Translating this into a workplace situation means that for those organisations who want to enhance a ‘learning culture’ the challenge is real. What is pretty obvious though is that delivering content all at once is definitely a no-go. It needs to be drip-fed, searchable and relevant in a particular moment. Using approaches like campaigns, where content delivery is staggered and purposeful, plays on the fact that our attention is being pulled in numerous different directions at once and allows focus to be pulled in a certain direction. 

User-generated oxytocin 

Since much of the world shifted online the way we learn at work also shifted. Social learning is harder to achieve, and because you aren’t physically with people the collaboration and release of dopamine, endorphins and all that other good stuff that comes from it are lessened. That’s why platforms that encourage social sharing, whether that’s related to personal or professional learning, are so important now. 

It’s also why we’ve seen a huge increase in the uptake of user generated content. It not only offers some sort of replacement for face to face experiences but it can also enhance the sense of community felt by employees if it’s done properly. One of the criticisms of social media is that endlessly scrolling has become a habit, and whilst I totally agree that picking up your phone to look at “stuff” without even realising you’re doing it, is not ideal, I think the opportunity this habit offers us is actually quite unique if you capitalise on this habit in a purposeful way.

Additionally, if social sharing is done properly it can also trigger the same chemical reaction experienced in a social learning situation. The funny thing is that oxytocin - the hormone usually associated with physical contact particularly at birth - has actually been proven to be triggered via social media, or more specifically online interactions. This is pretty nuts but also explains why people can be easily motivated by likes, shares, comments, and generally feeling part of a larger community. 

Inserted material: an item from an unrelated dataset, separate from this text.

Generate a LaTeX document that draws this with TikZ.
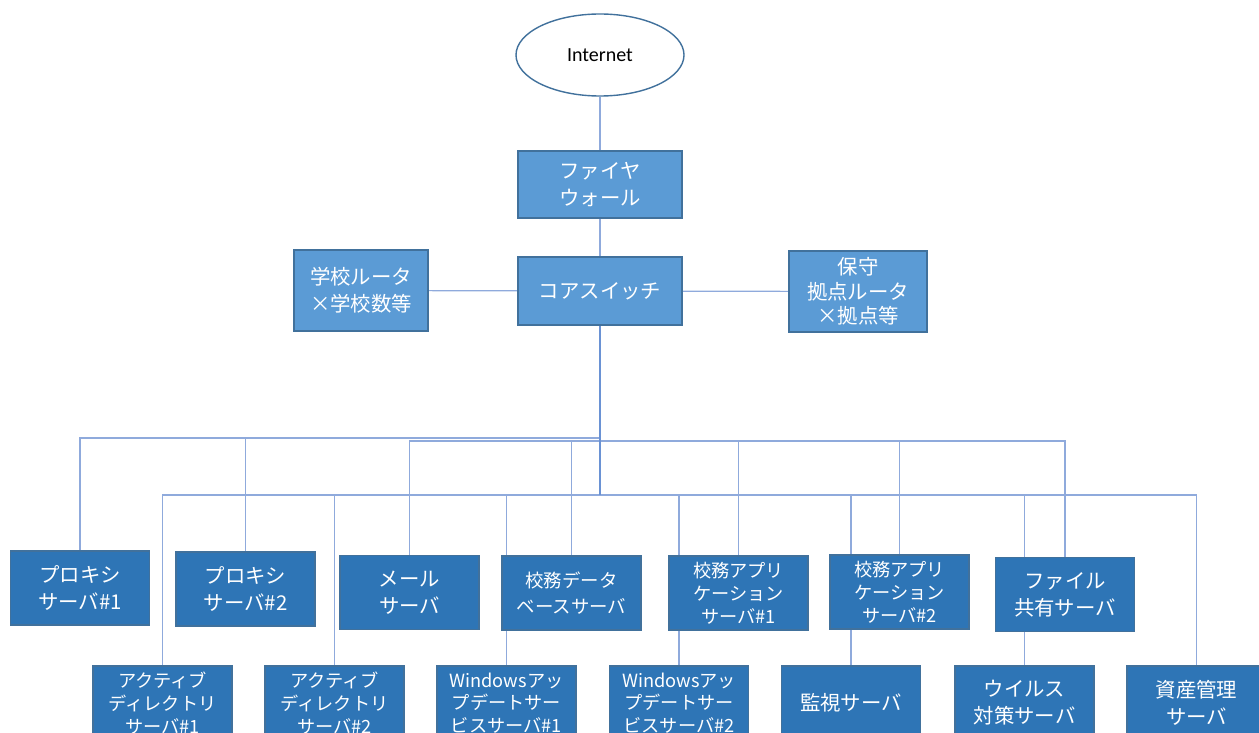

The feeling of “belonging” is something scientists have studied for a long time. And it’s been bought into much closer attention with the onslaught of social media apps and sites that beg for our attention. Ignoring the dark side of social media, there are actually real, tangible benefits to being present online - and we can learn a lot about the way people interact on there. Of course, it doesn’t replace the connectivity felt by being in-person (and in the wake of the pandemic we know this more than ever) but an online presence is still hugely valuable. 

Aim for a balanced learning diet

Like our diets, our learning worlds should have a little bit of everything in moderation. If we only ate cheese (which, many of you know I could easily do) our bodies would start behaving very differently than if we had a healthy, balanced diet. So why would we expect our brains to be any different when it comes to the type of content we consume? One thing is clear, and that’s content that is created and consumed by people in a collaborative manner is more easily embedded as learning rather than stored as a memory. The focus on memorisation is something education, particularly in the UK, faces scrutiny for - and this approach to ‘training’ carries over into a lot of digital courses, which deliver content with an assessment. Sure this tests someone’s ability to memorise key facts, but it doesn’t lead to the acquisition of skills or knowledge that lead to behaviour change. Ultimately, that’s why learning in an organisation is so hard to pin-point: because it is so diverse and involved in so many aspects of people’s everyday lives. We need to embrace people’s unconscious super powers and create a melting pot of social interaction, knowledge sharing, reinforcement and content delivery.